# Bed Thief: Tally, Finn, Copley and Lush



## Ljilly28 (Jan 22, 2008)

I snuck out of bed for some coffee, trying not to wake the goldens. Lol, when I came back though, there was no room for me!


----------



## Davidrob2 (Dec 10, 2012)

I love the look in the first picture. "Don't even *think* about making us move."


----------



## goldensrbest (Dec 20, 2007)

Looks like my bed, I have 3 goldens in bed every night, just glad the lab. ,sleeps in the chair.


----------



## Ljilly28 (Jan 22, 2008)

Finn has a couch, Lushie has a chair, all have dog beds, but. . .


----------



## Megora (Jun 7, 2010)

Looks like they left a little room for you....  

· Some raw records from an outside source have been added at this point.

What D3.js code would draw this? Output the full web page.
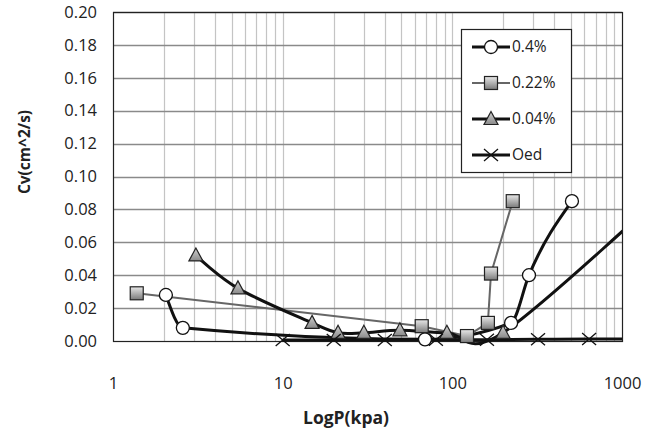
<!DOCTYPE html>
<html><head><meta charset="utf-8">
<script src="https://cdn.jsdelivr.net/npm/d3@7"></script>
<style>body{margin:0;background:#fff}svg{display:block}</style></head>
<body><svg id="c" width="656" height="434"></svg>
<script>
// ---- data ----
const yTicks = [0, 0.02, 0.04, 0.06, 0.08, 0.10, 0.12, 0.14, 0.16, 0.18, 0.20];
const xTickLabels = [1, 10, 100, 1000];
const seriesNames = ["0.4%", "0.22%", "0.04%", "Oed"];
const p04 = [2.05, 2.58, 69, 222, 283, 507];
const cv04 = [0.028, 0.008, 0.001, 0.011, 0.040, 0.085];
const p022 = [1.38, 66, 122, 162, 169, 227];
const cv022 = [0.029, 0.009, 0.003, 0.011, 0.041, 0.085];
const p004 = [3.08, 5.45, 14.9, 21.2, 30.1, 49.1, 92.9, 199, 2000];
const cv004 = [0.052, 0.032, 0.011, 0.005, 0.005, 0.0065, 0.005, 0.005, 0.095];
const pOed = [10, 20, 40, 80, 160, 320, 640, 1280];
const cvOed = [0.0006, 0.0006, 0.0006, 0.0008, 0.0008, 0.0010, 0.0012, 0.0012];

// ---- layout ----
const svg = d3.select("#c");
const L = 113, R = 622, T = 12, B = 341;
const x = d3.scaleLog().domain([1, 1000]).range([L, R]);
const y = d3.scaleLinear().domain([0, 0.2]).range([B, T]);
const font = "'Open Sans', 'Noto Sans', sans-serif";

const defs = svg.append("defs");
const g1 = defs.append("linearGradient").attr("id", "gsq").attr("x1", 0).attr("y1", 0).attr("x2", 0).attr("y2", 1);
g1.append("stop").attr("offset", "0%").attr("stop-color", "#e8e8e8");
g1.append("stop").attr("offset", "100%").attr("stop-color", "#7a7a7a");
const g2 = defs.append("linearGradient").attr("id", "gtr").attr("x1", 0).attr("y1", 0).attr("x2", 0).attr("y2", 1);
g2.append("stop").attr("offset", "0%").attr("stop-color", "#d0d0d0");
g2.append("stop").attr("offset", "100%").attr("stop-color", "#8a8a8a");
defs.append("clipPath").attr("id", "clip").append("rect")
  .attr("x", L).attr("y", T - 2).attr("width", R - L).attr("height", B - T + 10);

// vertical minor/major grid
const vgrid = [];
for (let d = 1; d < 1000; d *= 10) for (let k = 1; k <= 9; k++) vgrid.push(d * k);
svg.append("g").selectAll("line").data(vgrid.filter(v => v > 1 && v < 1000)).join("line")
  .attr("x1", d => Math.round(x(d)) + 0.5).attr("x2", d => Math.round(x(d)) + 0.5)
  .attr("y1", T).attr("y2", B).attr("stroke", "#c4c4c4").attr("stroke-width", 1.2);
// horizontal grid
svg.append("g").selectAll("line").data(yTicks.slice(1)).join("line")
  .attr("x1", L).attr("x2", R)
  .attr("y1", d => Math.round(y(d)) + 0.5).attr("y2", d => Math.round(y(d)) + 0.5)
  .attr("stroke", "#8a8a8a").attr("stroke-width", 1.3);
// frame
svg.append("rect").attr("x", L + 0.5).attr("y", T + 0.5).attr("width", R - L).attr("height", B - T)
  .attr("fill", "none").attr("stroke", "#222").attr("stroke-width", 1.2);

// axes labels via d3 axes
const yAxis = svg.append("g").attr("transform", `translate(${L},0)`)
  .call(d3.axisLeft(y).tickValues(yTicks).tickFormat(d3.format(".2f")).tickSize(0).tickPadding(16));
yAxis.select(".domain").remove();
yAxis.selectAll("text").attr("font-family", font).attr("font-size", 16.5).attr("fill", "#222");
const xAxis = svg.append("g").attr("transform", `translate(0,${B})`)
  .call(d3.axisBottom(x).tickValues(xTickLabels).tickFormat(d3.format("d")).tickSize(0).tickPadding(36));
xAxis.select(".domain").remove();
xAxis.selectAll("text").attr("font-family", font).attr("font-size", 16.5).attr("fill", "#222");

svg.append("text").attr("x", 346).attr("y", 424).attr("text-anchor", "middle")
  .attr("font-family", font).attr("font-weight", "bold").attr("font-size", 17.5).attr("fill", "#222").text("LogP(kpa)");
svg.append("text").attr("transform", "translate(30,152) rotate(-90)").attr("text-anchor", "middle")
  .attr("font-family", font).attr("font-weight", "bold").attr("font-size", 15.5).attr("fill", "#222").text("Cv(cm^2/s)");

// series
const series = [
  { name: seriesNames[0], xs: p04, ys: cv04, color: "#111", width: 3, marker: "circle", curve: d3.curveMonotoneX },
  { name: seriesNames[1], xs: p022, ys: cv022, color: "#666", width: 2, marker: "square", curve: d3.curveLinear },
  { name: seriesNames[2], xs: p004, ys: cv004, color: "#111", width: 3, marker: "triangle", curve: d3.curveCardinal.tension(0) },
  { name: seriesNames[3], xs: pOed, ys: cvOed, color: "#111", width: 3, marker: "x", curve: d3.curveMonotoneX }
];

function drawMarker(g, type) {
  if (type === "circle") g.append("circle").attr("r", 6.5).attr("fill", "#fff").attr("stroke", "#111").attr("stroke-width", 1.3);
  else if (type === "square") g.append("rect").attr("x", -6.5).attr("y", -6.5).attr("width", 13).attr("height", 13)
    .attr("fill", "url(#gsq)").attr("stroke", "#222").attr("stroke-width", 1.2);
  else if (type === "triangle") g.append("path").attr("d", "M0,-7.5L7,5.5L-7,5.5Z")
    .attr("fill", "url(#gtr)").attr("stroke", "#222").attr("stroke-width", 1.2);
  else if (type === "x") g.append("path").attr("d", "M-7,-6L7,6M-7,6L7,-6").attr("stroke", "#111").attr("stroke-width", 1.3).attr("fill", "none");
}

const plot = svg.append("g").attr("clip-path", "url(#clip)");
series.forEach(s => {
  const pts = s.xs.map((v, i) => [v, s.ys[i]]);
  const line = d3.line().curve(s.curve).x(d => x(d[0])).y(d => y(d[1]));
  plot.append("path").datum(pts).attr("d", line).attr("fill", "none")
    .attr("stroke", s.color).attr("stroke-width", s.width).attr("stroke-linejoin", "round");
});
series.forEach(s => {
  const pts = s.xs.map((v, i) => [v, s.ys[i]]).filter(d => d[0] <= 1000);
  pts.forEach(d => {
    const g = plot.append("g").attr("transform", `translate(${x(d[0])},${y(d[1])})`);
    drawMarker(g, s.marker);
  });
});

// legend
const lg = svg.append("g");
lg.append("rect").attr("x", 461.5).attr("y", 29.5).attr("width", 110).attr("height", 143)
  .attr("fill", "#fff").attr("stroke", "#222").attr("stroke-width", 1.2);
series.forEach((s, i) => {
  const cy = 47 + i * 36;
  lg.append("line").attr("x1", 472).attr("x2", 510).attr("y1", cy).attr("y2", cy)
    .attr("stroke", s.color).attr("stroke-width", s.width);
  const g = lg.append("g").attr("transform", `translate(491,${cy})`);
  drawMarker(g, s.marker);
  lg.append("text").attr("x", 512).attr("y", cy).attr("dy", "0.35em")
    .attr("font-family", font).attr("font-size", 15.5).attr("fill", "#222").text(s.name);
});
</script>
</body></html>
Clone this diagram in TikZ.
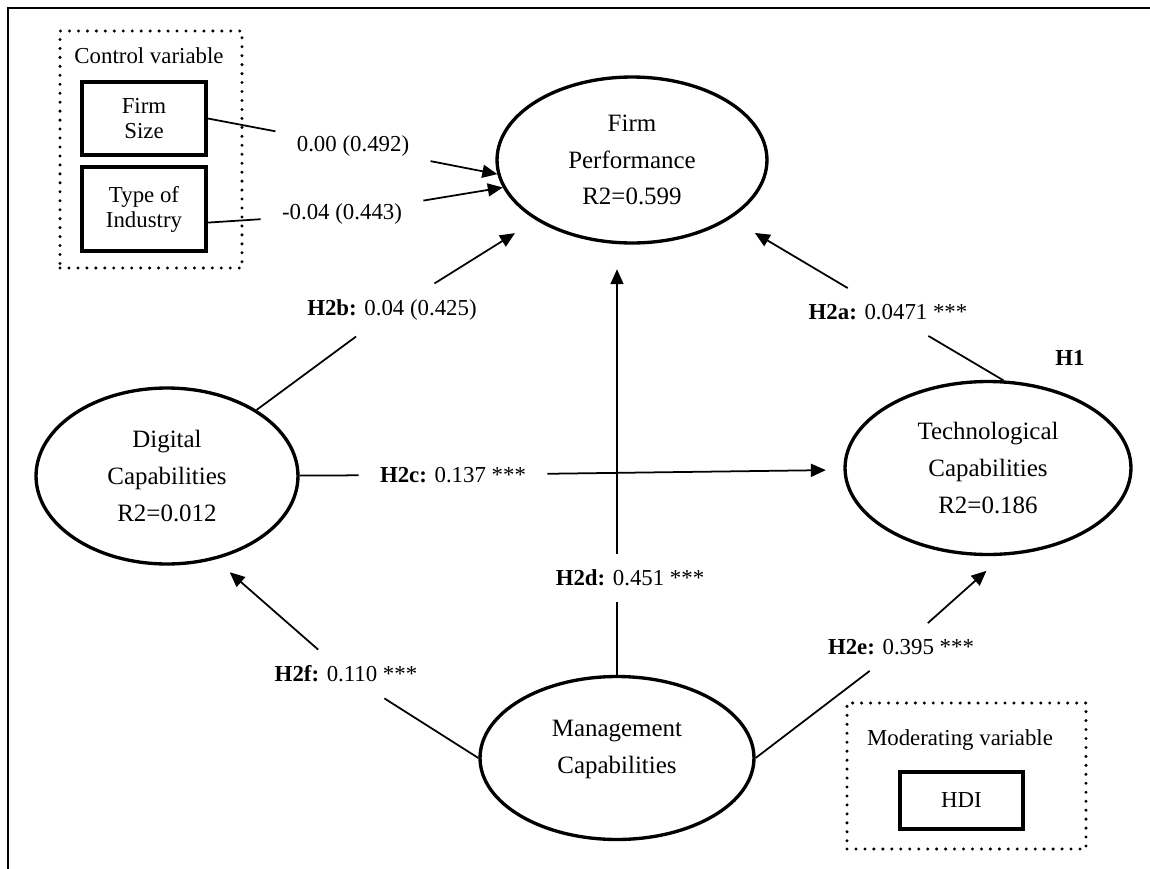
\documentclass[tikz,border=0pt]{standalone}
\usepackage{fontspec}
\setmainfont{Liberation Serif}
\usetikzlibrary{arrows.meta,shapes.geometric}

\tikzset{
  construct/.style={ellipse, draw, line width=1.9pt, inner sep=0pt, align=center,
    font=\fontsize{14.2}{21}\selectfont},
  varbox/.style={rectangle, draw, line width=2.2pt, inner sep=0pt, align=center,
    font=\fontsize{13}{14.2}\selectfont},
  group/.style={rectangle, draw, line width=1.9pt, line cap=round, dash pattern=on 0pt off 5.1pt},
  grouptitle/.style={font=\fontsize{13}{15}\selectfont},
  coef/.style={inner xsep=12pt, inner ysep=9pt, font=\fontsize{13}{15}\selectfont},
  link/.style={line width=1pt},
  effect/.style={link, -{Triangle[length=8.5pt,width=7.4pt]}},
}

\begin{document}
\begin{tikzpicture}[x=0.02cm, y=-0.02cm]
      \useasboundingbox (0,0) rectangle (1150,869);
      %this draws the frame
      \draw[line width=1.3pt] (8,869) -- (8,8) -- (1150,8);
      %this draws the control and moderating variables
      \node [group, minimum width=3.64cm, minimum height=4.74cm] (ctrl) at (151,149.5) {};
      \node [grouptitle] (ctrltitle) at (149,56) {Control variable};
      \node [varbox, minimum width=2.48cm, minimum height=1.46cm] (fsize) at (144,118.5) {Firm\\Size};
      \node [varbox, minimum width=2.48cm, minimum height=1.68cm] (tind) at (144,209) {Type of\\Industry};
      \node [group, minimum width=4.78cm, minimum height=2.92cm] (mod) at (966.5,776) {};
      \node [grouptitle] (modtitle) at (960,740) {Moderating variable};
      \node [varbox, minimum width=2.46cm, minimum height=1.14cm] (hdi) at (961.5,800.5) {HDI};
      %this draws the constructs
      \node [construct, minimum width=5.4cm, minimum height=3.32cm] (fp) at (632,160) {Firm\\Performance\\R2=0.599};
      \node [construct, minimum width=5.24cm, minimum height=3.52cm] (dc) at (167,476) {Digital\\Capabilities\\R2=0.012};
      \node [construct, minimum width=5.72cm, minimum height=3.46cm] (tc) at (988,468) {Technological\\Capabilities\\R2=0.186};
      \node [construct, minimum width=5.48cm, minimum height=3.26cm,
        label={[align=center, font=\fontsize{14.2}{21}\selectfont, yshift=5pt]center:Management\\Capabilities}] (mc) at (617,758) {};
      %this draws the coefficients
      \node [coef] (l0) at (353,146) {0.00 (0.492)};
      \node [coef] (l1) at (342,214) {-0.04 (0.443)};
      \node [coef] (lb) at (392,310) {\textbf{H2b:} 0.04 (0.425)};
      \node [coef] (la) at (888,312) {\textbf{H2a:} 0.0471 ***};
      \node [coef] (lc) at (453,475) {\textbf{H2c:} 0.137 ***};
      \node [coef] (ld) at (630,578) {\textbf{H2d:} 0.451 ***};
      \node [coef] (le) at (901,647) {\textbf{H2e:} 0.395 ***};
      \node [coef] (lf) at (346,674) {\textbf{H2f:} 0.110 ***};
      \node [grouptitle, font=\fontsize{13}{15}\selectfont\bfseries] (h1) at (1070,358) {H1};
      %this draws the paths
      \foreach \from/\via/\to/\cut in {fsize.east/l0/fp.186/0pt, tind.-12/l1/fp.192/0pt,
          dc/lb/fp/14pt, tc.80/la/fp/16pt, dc/lc/tc/10pt,
          mc.east/le/tc.280/13pt, mc.west/lf/dc.300/11pt}
        {
        \draw[link] (\from) -- (\via);
        \draw[effect, shorten >=\cut] (\via) -- (\to);
        }
      \draw[link] (mc) -- (mc |- ld.south);
      \draw[effect, shorten >=14pt] (mc |- ld.north) -- (mc |- fp.south);
\end{tikzpicture}
\end{document}
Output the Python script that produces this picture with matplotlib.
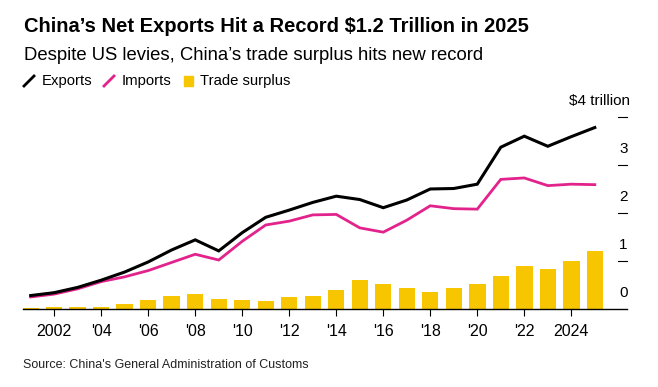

Years ago I never thought I'd be sleeping cross-legged and/or bunched over to the edge of my bed because of the two goldens sprawled at the top and bottom of my bed.


----------



## brianne (Feb 18, 2012)

Too many beautiful, snuggly Goldens in bed - that's a great problem to have!


----------



## OutWest (Oct 6, 2011)

Funny, funny, and great pictures. They look very royal.


----------



## Ljilly28 (Jan 22, 2008)

I do love snuggling with them!


----------



## GoldenMum (Mar 15, 2010)

There have been many nights, when I am the last to crawl in; I end up sleeping cross ways! Also, Miss Skyler thinks she needs to bring all her toys!

Great pics!


----------



## drofen (Feb 2, 2013)

Those are some awfully adorable bedfellows you have there...


----------



## dogloverforlife (Feb 17, 2013)

I love it!


----------



## KiwiD (Jan 14, 2008)

Would love to share my bed with those 4 gorgeous dogs


----------



## Ljilly28 (Jan 22, 2008)

They are comfort-loving critters, lol.


----------